Quakers have proven the nay sayers wrong.  You, too, send notes via the beloved United States Postal Service.  You have taken the time to put pen to paper.  You have addressed envelopes and affixed stamps.  You have dropped these items into a receptacle. 

Spirit orchestrates and days later, your notes appear in my mailbox, just when I need them the most.  I marvel that in my hand I hold the same physical object that you thoughtfully prepared.  I study the handwriting that is yours alone.   You often employ a form of written communication which, I am given to understand, is dying out in the modern day.  This presents me with no problem.   Owing to the fact that I am a middle aged woman, I am able to decipher cursive.   Precisely because it takes time, energy and thought to communicate in this fashion, the care and concern you have tried to express shines through.  You brighten my day and touch my heart.

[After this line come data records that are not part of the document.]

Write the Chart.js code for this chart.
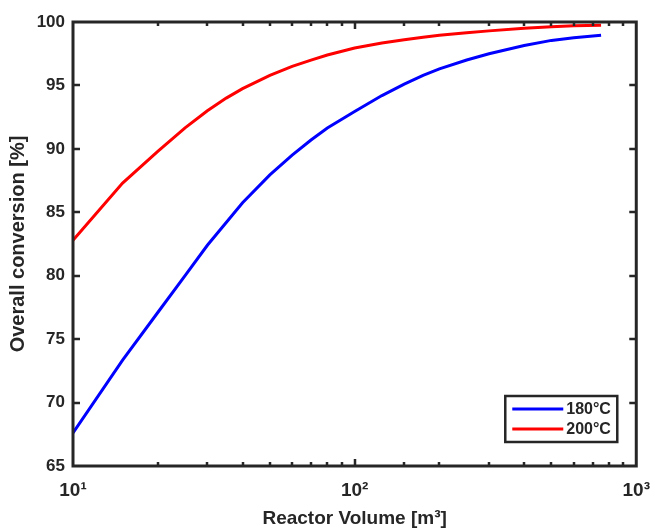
<!DOCTYPE html>
<html>
<head>
<meta charset="utf-8">
<script src="https://cdn.jsdelivr.net/npm/chart.js@4"></script>
<style>
  html, body { margin: 0; padding: 0; background: #fff; }
  canvas { display: block; }
</style>
</head>
<body>
<canvas id="conv" width="655" height="528"></canvas>
<script>
// reactor volume [m3] and overall conversion [%]
const volume = [10, 15, 20, 25, 30, 35, 40, 50, 60, 70, 80, 100, 125, 150, 175, 200, 250, 300, 400, 500, 600, 750];
const conv180 = [67.6, 73.35, 77.1, 80.0, 82.4, 84.2, 85.75, 87.95, 89.5, 90.7, 91.65, 92.95, 94.2, 95.1, 95.8, 96.3, 97.0, 97.5, 98.15, 98.55, 98.75, 98.95];
const conv200 = [82.8, 87.3, 89.8, 91.65, 93.0, 94.0, 94.75, 95.8, 96.5, 97.0, 97.4, 97.95, 98.35, 98.6, 98.8, 98.95, 99.15, 99.3, 99.5, 99.62, 99.7, 99.75];
const seriesNames = ["180°C", "200°C"];
const xTickLabels = { 10: "10¹", 100: "10²", 1000: "10³" };

const ink = "#262626";
const fam = "'Liberation Sans', Arial, sans-serif";

// box around the axes, ticks pointing inwards, legend in a frame
const frame = {
    id: "frame",
    afterDatasetsDraw(chart) {
        const { ctx, chartArea: a, scales } = chart;
        ctx.save();
        ctx.strokeStyle = ink;
        ctx.lineWidth = 2.5;
        scales.x.ticks.forEach(t => {
            if (t.value <= 10 || t.value >= 1000) return;
            const px = Math.round(scales.x.getPixelForValue(t.value));
            const len = xTickLabels[t.value] ? 7 : 4;
            ctx.beginPath();
            ctx.moveTo(px, a.bottom); ctx.lineTo(px, a.bottom - len);
            ctx.moveTo(px, a.top); ctx.lineTo(px, a.top + len);
            ctx.stroke();
        });
        scales.y.ticks.forEach(t => {
            if (t.value <= 65 || t.value >= 100) return;
            const py = Math.round(scales.y.getPixelForValue(t.value));
            ctx.beginPath();
            ctx.moveTo(a.left, py); ctx.lineTo(a.left + 7, py);
            ctx.moveTo(a.right, py); ctx.lineTo(a.right - 7, py);
            ctx.stroke();
        });
        ctx.lineWidth = 3;
        ctx.strokeRect(a.left, a.top, a.right - a.left, a.bottom - a.top);

        // legend
        const lx = a.right - 131, ly = a.bottom - 70, lw = 112, lh = 46;
        ctx.fillStyle = "#fff";
        ctx.fillRect(lx, ly, lw, lh);
        ctx.lineWidth = 2.5;
        ctx.strokeRect(lx, ly, lw, lh);
        ctx.font = "bold 16px " + fam;
        ctx.textBaseline = "middle";
        chart.data.datasets.forEach((ds, i) => {
            const y = ly + 13 + i * 20;
            ctx.strokeStyle = ds.borderColor;
            ctx.lineWidth = 3;
            ctx.beginPath();
            ctx.moveTo(lx + 7, y); ctx.lineTo(lx + 58, y);
            ctx.stroke();
            ctx.fillStyle = ink;
            ctx.fillText(ds.label, lx + 61, y + 1);
        });
        ctx.restore();
    }
};

new Chart(document.getElementById("conv"), {
    type: "line",
    data: {
        datasets: [
            {
                label: seriesNames[0],
                data: volume.map((v, i) => ({ x: v, y: conv180[i] })),
                borderColor: "#0000ff",
                borderWidth: 3,
                pointRadius: 0,
                tension: 0,
                fill: false
            },
            {
                label: seriesNames[1],
                data: volume.map((v, i) => ({ x: v, y: conv200[i] })),
                borderColor: "#ff0000",
                borderWidth: 3,
                pointRadius: 0,
                tension: 0,
                fill: false
            }
        ]
    },
    options: {
        responsive: false,
        animation: false,
        layout: { padding: { left: 0, top: 22, right: 10, bottom: 0 } },
        plugins: { legend: { display: false }, tooltip: { enabled: false } },
        scales: {
            x: {
                type: "logarithmic",
                min: 10,
                max: 1000,
                grid: { display: false },
                border: { display: false },
                afterFit: s => { s.height = 62; },
                ticks: {
                    autoSkip: false,
                    maxRotation: 0,
                    padding: 5,
                    color: ink,
                    font: { family: fam, size: 19, weight: "bold" },
                    callback: v => xTickLabels[v] || ""
                },
                title: {
                    display: true,
                    text: "Reactor Volume [m³]",
                    color: ink,
                    padding: { top: 0, bottom: 0 },
                    font: { family: fam, size: 19, weight: "bold", lineHeight: 1 }
                }
            },
            y: {
                min: 65,
                max: 100,
                grid: { display: false },
                border: { display: false },
                afterFit: s => { s.width = 73; },
                ticks: {
                    stepSize: 5,
                    padding: 0,
                    color: ink,
                    font: { family: fam, size: 17, weight: "bold" }
                },
                title: {
                    display: true,
                    text: "Overall conversion [%]",
                    color: ink,
                    padding: { top: 8, bottom: 0 },
                    font: { family: fam, size: 20, weight: "bold", lineHeight: 1 }
                }
            }
        }
    },
    plugins: [frame]
});
</script>
</body>
</html>
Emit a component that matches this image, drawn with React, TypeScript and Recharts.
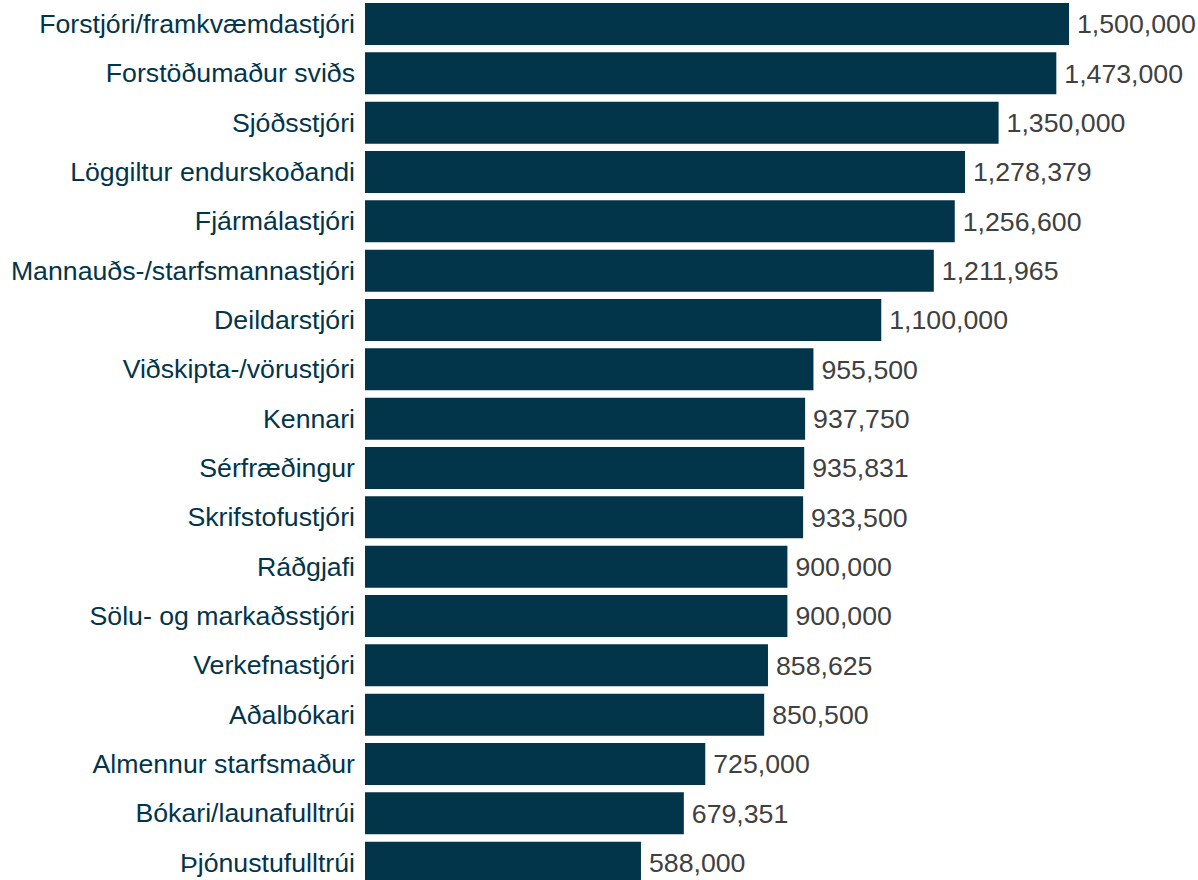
import { BarChart, Bar, XAxis, YAxis, LabelList } from 'recharts';

const jobTitles = [
  'Forstjóri/framkvæmdastjóri',
  'Forstöðumaður sviðs',
  'Sjóðsstjóri',
  'Löggiltur endurskoðandi',
  'Fjármálastjóri',
  'Mannauðs-/starfsmannastjóri',
  'Deildarstjóri',
  'Viðskipta-/vörustjóri',
  'Kennari',
  'Sérfræðingur',
  'Skrifstofustjóri',
  'Ráðgjafi',
  'Sölu- og markaðsstjóri',
  'Verkefnastjóri',
  'Aðalbókari',
  'Almennur starfsmaður',
  'Bókari/launafulltrúi',
  'Þjónustufulltrúi',
];

const salaries = [
  1500000, 1473000, 1350000, 1278379, 1256600, 1211965, 1100000, 955500, 937750,
  935831, 933500, 900000, 900000, 858625, 850500, 725000, 679351, 588000,
];

const data = jobTitles.map((title, i) => ({ title, salary: salaries[i] }));

const BAR = '#02354a';
const FONT = '"Liberation Sans", Arial, sans-serif';

export default function App() {
  return (
    <div style={{ position: 'absolute', left: 0, top: 0, width: 1198, height: 880, overflow: 'hidden', background: '#fff' }}>
      <div style={{ position: 'absolute', left: 0, top: -1 }}>
        <BarChart
          width={1198}
          height={888}
          data={data}
          layout="vertical"
          margin={{ top: 0, right: 129, bottom: 0, left: 0 }}
          barSize={42}
        >
          <XAxis type="number" domain={[0, 1500000]} hide />
          <YAxis
            type="category"
            dataKey="title"
            width={365}
            axisLine={false}
            tickLine={false}
            tickMargin={4}
            interval={0}
            tick={{ fontSize: 26.7, fill: BAR, fontFamily: FONT }}
          />
          <Bar dataKey="salary" fill={BAR} isAnimationActive={false}>
            <LabelList
              dataKey="salary"
              position="right"
              offset={8}
              formatter={(v: number) => v.toLocaleString('en-US')}
              style={{ fontSize: 26.7, fill: '#404040', fontFamily: FONT }}
            />
          </Bar>
        </BarChart>
      </div>
    </div>
  );
}
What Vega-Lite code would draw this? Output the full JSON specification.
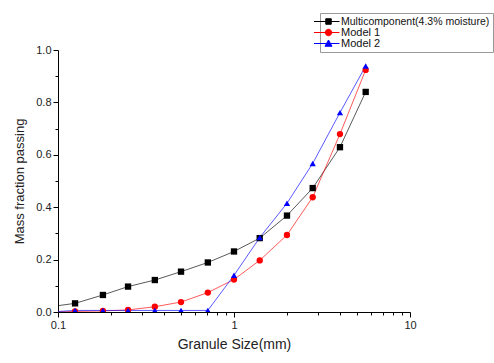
{
  "$schema": "https://vega.github.io/schema/vega-lite/v6.json",
  "width": 352,
  "height": 262,
  "autosize": "none",
  "padding": {"left": 58, "top": 50, "right": 84, "bottom": 51},
  "background": "white",
  "data": {
    "values": [
      {"series": "Multicomponent(4.3% moisture)", "size": 0.09, "frac": 0.02},
      {"series": "Multicomponent(4.3% moisture)", "size": 0.125, "frac": 0.033},
      {"series": "Multicomponent(4.3% moisture)", "size": 0.18, "frac": 0.065},
      {"series": "Multicomponent(4.3% moisture)", "size": 0.25, "frac": 0.097},
      {"series": "Multicomponent(4.3% moisture)", "size": 0.355, "frac": 0.122},
      {"series": "Multicomponent(4.3% moisture)", "size": 0.5, "frac": 0.154},
      {"series": "Multicomponent(4.3% moisture)", "size": 0.71, "frac": 0.189},
      {"series": "Multicomponent(4.3% moisture)", "size": 1.0, "frac": 0.231},
      {"series": "Multicomponent(4.3% moisture)", "size": 1.4, "frac": 0.282},
      {"series": "Multicomponent(4.3% moisture)", "size": 2.0, "frac": 0.368},
      {"series": "Multicomponent(4.3% moisture)", "size": 2.8, "frac": 0.473},
      {"series": "Multicomponent(4.3% moisture)", "size": 4.0, "frac": 0.629},
      {"series": "Multicomponent(4.3% moisture)", "size": 5.6, "frac": 0.84},
      {"series": "Model 1", "size": 0.09, "frac": 0.0},
      {"series": "Model 1", "size": 0.125, "frac": 0.002},
      {"series": "Model 1", "size": 0.18, "frac": 0.004},
      {"series": "Model 1", "size": 0.25, "frac": 0.008},
      {"series": "Model 1", "size": 0.355, "frac": 0.02},
      {"series": "Model 1", "size": 0.5, "frac": 0.038},
      {"series": "Model 1", "size": 0.71, "frac": 0.074},
      {"series": "Model 1", "size": 1.0, "frac": 0.124},
      {"series": "Model 1", "size": 1.4, "frac": 0.197},
      {"series": "Model 1", "size": 2.0, "frac": 0.294},
      {"series": "Model 1", "size": 2.8, "frac": 0.438},
      {"series": "Model 1", "size": 4.0, "frac": 0.679},
      {"series": "Model 1", "size": 5.6, "frac": 0.924},
      {"series": "Model 2", "size": 0.09, "frac": 0.0},
      {"series": "Model 2", "size": 0.125, "frac": 0.006},
      {"series": "Model 2", "size": 0.18, "frac": 0.006},
      {"series": "Model 2", "size": 0.25, "frac": 0.006},
      {"series": "Model 2", "size": 0.355, "frac": 0.006},
      {"series": "Model 2", "size": 0.5, "frac": 0.006},
      {"series": "Model 2", "size": 0.71, "frac": 0.006},
      {"series": "Model 2", "size": 1.0, "frac": 0.14},
      {"series": "Model 2", "size": 1.4, "frac": 0.284},
      {"series": "Model 2", "size": 2.0, "frac": 0.415},
      {"series": "Model 2", "size": 2.8, "frac": 0.567},
      {"series": "Model 2", "size": 4.0, "frac": 0.761},
      {"series": "Model 2", "size": 5.6, "frac": 0.939}
    ]
  },
  "encoding": {
    "x": {
      "field": "size",
      "type": "quantitative",
      "scale": {"type": "log", "domain": [0.1, 10], "nice": false},
      "axis": {
        "title": "Granule Size(mm)",
        "titleFontSize": 14,
        "titlePadding": 7,
        "values": [0.1, 0.2, 0.3, 0.4, 0.5, 0.6, 0.7, 0.8, 0.9, 1, 2, 3, 4, 5, 6, 7, 8, 9, 10],
        "labelExpr": "datum.value == 0.1 ? '0.1' : datum.value == 1 ? '1' : datum.value == 10 ? '10' : ''",
        "tickSize": {"condition": {"test": "datum.value == 0.1 || datum.value == 1 || datum.value == 10", "value": 5}, "value": 3},
        "labelPadding": 2
      }
    },
    "y": {
      "field": "frac",
      "type": "quantitative",
      "scale": {"domain": [0, 1], "nice": false, "zero": false},
      "axis": {
        "title": "Mass fraction passing",
        "titlePadding": 9,
        "values": [0, 0.1, 0.2, 0.3, 0.4, 0.5, 0.6, 0.7, 0.8, 0.9, 1],
        "labelExpr": "indexof([0, 0.2, 0.4, 0.6, 0.8, 1], datum.value) >= 0 ? format(datum.value, '.1f') : ''",
        "tickSize": {"condition": {"test": "indexof([0, 0.2, 0.4, 0.6, 0.8, 1], datum.value) >= 0", "value": 5}, "value": 3},
        "labelPadding": 2
      }
    }
  },
  "layer": [
    {
      "mark": {"type": "point", "filled": true, "opacity": 0, "clip": true},
      "encoding": {
        "shape": {
          "field": "series",
          "type": "nominal",
          "scale": {
            "domain": ["Multicomponent(4.3% moisture)", "Model 1", "Model 2"],
            "range": [
              "M-2.9,0H2.2M-0.55,-0.55H0.55V0.55H-0.55Z",
              "M-2.9,0H2.2M-0.65,0A0.65,0.65,0,1,0,0.65,0A0.65,0.65,0,1,0,-0.65,0Z",
              "M-2.9,0H2.2M0,-0.7L0.7,0.55L-0.7,0.55Z"
            ]
          },
          "legend": {
            "title": null,
            "orient": "none",
            "legendX": 262,
            "legendY": -37,
            "strokeColor": "#999999",
            "fillColor": "#ffffff",
            "padding": 3,
            "labelFontSize": {"expr": "datum.value == 'Multicomponent(4.3% moisture)' ? 10.5 : 11"},
            "encode": {
              "legend": {
                "stroke": {"value": "#999999"},
                "strokeWidth": {"value": 1},
                "fill": {"value": "#ffffff"}
              },
              "symbols": {
                "fill": {"condition": [{"test": "datum.value == 'Model 1'", "value": "#ff0000"}, {"test": "datum.value == 'Model 2'", "value": "#0000ff"}], "value": "#000000"},
                "stroke": {"condition": [{"test": "datum.value == 'Model 1'", "value": "#ff6666"}, {"test": "datum.value == 'Model 2'", "value": "#6666ff"}], "value": "#444444"},
                "strokeWidth": {"value": 1},
                "opacity": {"value": 1}
              }
            }
          }
        }
      }
    },
    {
      "mark": {"type": "line", "clip": true, "strokeWidth": 1, "opacity": 0.65},
      "encoding": {
        "color": {
          "field": "series",
          "type": "nominal",
          "scale": {"domain": ["Multicomponent(4.3% moisture)", "Model 1", "Model 2"], "range": ["#000000", "#ff0000", "#0000ff"]},
          "legend": null
        }
      }
    },
    {
      "transform": [{"filter": "datum.series == 'Multicomponent(4.3% moisture)'"}],
      "mark": {"type": "point", "clip": true, "filled": true, "opacity": 1, "size": 40, "shape": "square"},
      "encoding": {
        "color": {"field": "series", "type": "nominal", "legend": null}
      }
    },
    {
      "transform": [{"filter": "datum.series == 'Model 1'"}],
      "mark": {"type": "point", "clip": true, "filled": true, "opacity": 1, "size": 40, "shape": "circle"},
      "encoding": {
        "color": {"field": "series", "type": "nominal", "legend": null}
      }
    },
    {
      "transform": [{"filter": "datum.series == 'Model 2'"}],
      "mark": {"type": "point", "clip": true, "filled": true, "opacity": 1, "size": 40, "shape": "triangle-up"},
      "encoding": {
        "color": {"field": "series", "type": "nominal", "legend": null}
      }
    }
  ],
  "config": {
    "view": {"stroke": null},
    "font": "Liberation Sans",
    "axis": {
      "grid": false,
      "domainColor": "#000000",
      "tickColor": "#000000",
      "labelColor": "#222222",
      "titleColor": "#222222",
      "labelFont": "Liberation Sans",
      "titleFont": "Liberation Sans",
      "labelFontSize": 11,
      "titleFontSize": 13,
      "titleFontWeight": "normal",
      "labelOverlap": false,
      "labelFlush": false
    },
    "legend": {
      "rowPadding": -1,
      "symbolSize": 100,
      "symbolStrokeWidth": 1,
      "labelOffset": 7,
      "labelFont": "Liberation Sans",
      "labelColor": "#111111",
      "labelLimit": 300,
      "labelBaseline": "middle"
    }
  }
}
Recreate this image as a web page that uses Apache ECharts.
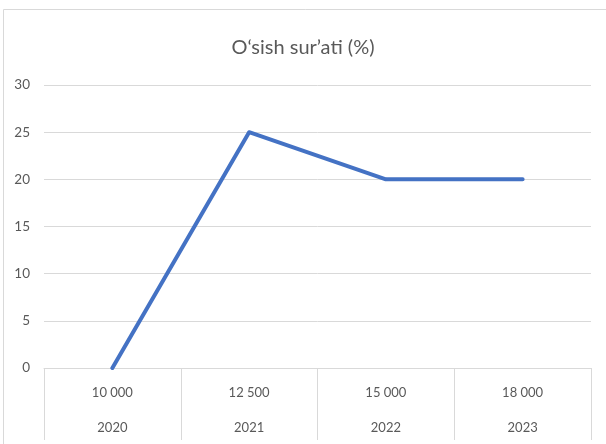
<!DOCTYPE html>
<html>
<head>
<meta charset="utf-8">
<script src="https://cdn.jsdelivr.net/npm/echarts@6/dist/echarts.min.js"></script>
<style>
html,body{margin:0;padding:0;background:#fff;}
#c{width:606px;height:444px;}
</style>
</head>
<body>
<div id="c"></div>
<script>
var titleText = "O‘sish sur’ati (%)";
var amounts = ["10 000", "12 500", "15 000", "18 000"];
var years = ["2020", "2021", "2022", "2023"];
var growth = [0, 25, 20, 20];
var yTicks = {min: 0, max: 30, interval: 5};

var categories = amounts.map(function (a, i) { return a + "\n" + years[i]; });

var chart = echarts.init(document.getElementById('c'), null, {renderer: 'canvas'});
chart.setOption({
  backgroundColor: '#ffffff',
  animation: false,
  graphic: [{
    type: 'rect',
    shape: {x: 3.5, y: 9.5, width: 700, height: 600},
    style: {fill: 'none', stroke: '#d9d9d9', lineWidth: 1}
  }],
  title: {
    text: titleText,
    left: 'center',
    top: 33,
    textStyle: {fontFamily: 'Lato', fontSize: 20, fontWeight: 'normal', color: '#595959'}
  },
  grid: {left: 44, right: 15, top: 85, bottom: 76, containLabel: false, outerBoundsMode: 'none'},
  xAxis: {
    type: 'category',
    data: categories,
    boundaryGap: true,
    axisLine: {show: true, lineStyle: {color: '#d9d9d9', width: 1}},
    axisTick: {show: true, interval: 0, length: 72, lineStyle: {color: '#d9d9d9'}},
    axisLabel: {
      interval: 0,
      margin: 7,
      fontFamily: 'Lato',
      fontSize: 13,
      color: '#595959',
      lineHeight: 35
    },
    splitLine: {show: false}
  },
  yAxis: {
    type: 'value',
    min: yTicks.min,
    max: yTicks.max,
    interval: yTicks.interval,
    axisLine: {show: false},
    axisTick: {show: false},
    axisLabel: {margin: 14, fontFamily: 'Lato', fontSize: 13.5, color: '#595959'},
    splitLine: {show: true, lineStyle: {color: '#d9d9d9', width: 1}}
  },
  series: [{
    type: 'line',
    data: growth,
    symbol: 'none',
    lineStyle: {color: '#4472C4', width: 4, cap: 'round', join: 'round'},
    itemStyle: {color: '#4472C4'}
  }]
});
</script>
</body>
</html>
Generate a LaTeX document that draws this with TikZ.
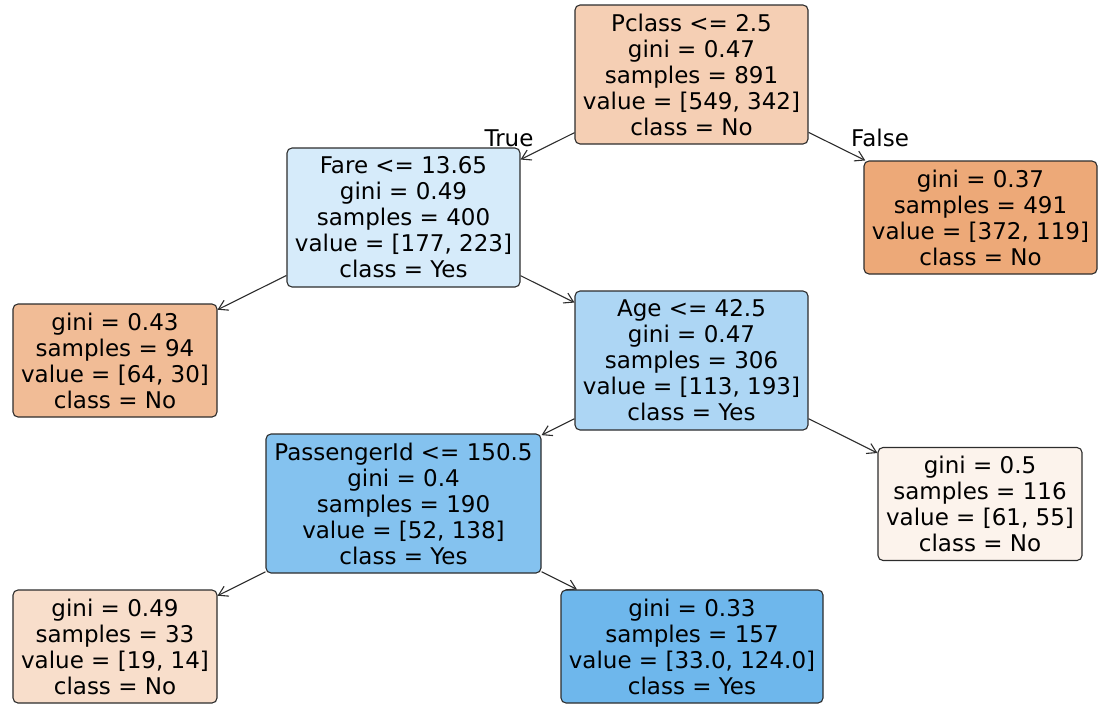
\documentclass[tikz,border=0pt]{standalone}
\usepackage{fontspec}
\setmainfont{DejaVu Sans}
\usetikzlibrary{arrows.meta}
\definecolor{cRoot}{RGB}{245,207,180}
\definecolor{cFare}{RGB}{214,235,250}
\definecolor{cRA}{RGB}{237,169,120}
\definecolor{cLA}{RGB}{241,188,150}
\definecolor{cAge}{RGB}{173,214,244}
\definecolor{cPid}{RGB}{132,194,239}
\definecolor{cHalf}{RGB}{252,243,236}
\definecolor{cLB}{RGB}{248,222,203}
\definecolor{cRB}{RGB}{110,183,236}
\definecolor{edgec}{RGB}{45,45,45}
\tikzset{
  treenode/.style={draw=edgec, line width=1.1pt, rounded corners=5pt, align=center,
    inner sep=0pt, font=\fontsize{23}{26}\selectfont},
  five/.style={minimum height=139pt},
  four/.style={minimum height=113pt},
  link/.style={draw=edgec, line width=1.1pt, -{Straight Barb[length=9pt,width=11pt,line width=1.1pt]}},
  edgelabel/.style={font=\fontsize{23}{26}\selectfont, inner sep=0pt}
}
\begin{document}
\begin{tikzpicture}[x=1pt,y=-1pt]
\useasboundingbox (0,0) rectangle (1099,704);
\node[treenode,five,fill=cRoot,minimum width=233pt] (root) at (691.5,74.5)
  {Pclass <= 2.5\\gini = 0.47\\samples = 891\\value = [549, 342]\\class = No};
\node[treenode,five,fill=cFare,minimum width=233pt] (fare) at (403.5,217.5)
  {Fare <= 13.65\\gini = 0.49\\samples = 400\\value = [177, 223]\\class = Yes};
\node[treenode,four,fill=cRA,minimum width=233pt] (ra) at (980.5,217.5)
  {gini = 0.37\\samples = 491\\value = [372, 119]\\class = No};
\node[treenode,four,fill=cLA,minimum width=204pt] (la) at (115,360.5)
  {gini = 0.43\\samples = 94\\value = [64, 30]\\class = No};
\node[treenode,five,fill=cAge,minimum width=233pt] (age) at (691.5,360.5)
  {Age <= 42.5\\gini = 0.47\\samples = 306\\value = [113, 193]\\class = Yes};
\node[treenode,five,fill=cPid,minimum width=275pt] (pid) at (403.5,503.5)
  {PassengerId <= 150.5\\gini = 0.4\\samples = 190\\value = [52, 138]\\class = Yes};
\node[treenode,four,fill=cHalf,minimum width=204pt] (half) at (980,504)
  {gini = 0.5\\samples = 116\\value = [61, 55]\\class = No};
\node[treenode,four,fill=cLB,minimum width=204pt] (lb) at (115,646.5)
  {gini = 0.49\\samples = 33\\value = [19, 14]\\class = No};
\node[treenode,four,fill=cRB,minimum width=262pt] (rb) at (692,646.5)
  {gini = 0.33\\samples = 157\\value = [33.0, 124.0]\\class = Yes};
\draw[link] (root) -- (fare);
\draw[link] (root) -- (ra);
\draw[link] (fare) -- (la);
\draw[link] (fare) -- (age);
\draw[link] (age) -- (pid);
\draw[link] (age) -- (half);
\draw[link] (pid) -- (lb);
\draw[link] (pid) -- (rb);
\node[edgelabel] (tl) at (509,138) {True};
\node[edgelabel] (fl) at (880,138) {False};
\end{tikzpicture}
\end{document}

From time to time, I speak casually with a neighbor’s son.  Awhile back, he called me over.  It was obvious that he was anxious to talk.   He began, “I know a lady.  She’s real nice.  I like her, but she’s different.  I don’t know how to explain it.  You are like her…just different.”  His expression was pensive.   He went on, “She’s a Quaker.  My Dad just told me that you are Quaker.”  In his mind, he was connecting dots.  

He’s right, I am different.  I dare say that you, Friends, are a similar kind of different.  This makes us not so different after all.  Since finding you, I no longer feel so far from others.   Like Pluto, I now travel with Friends.  I have found my tribe.  I am part of our beautiful Quaker community.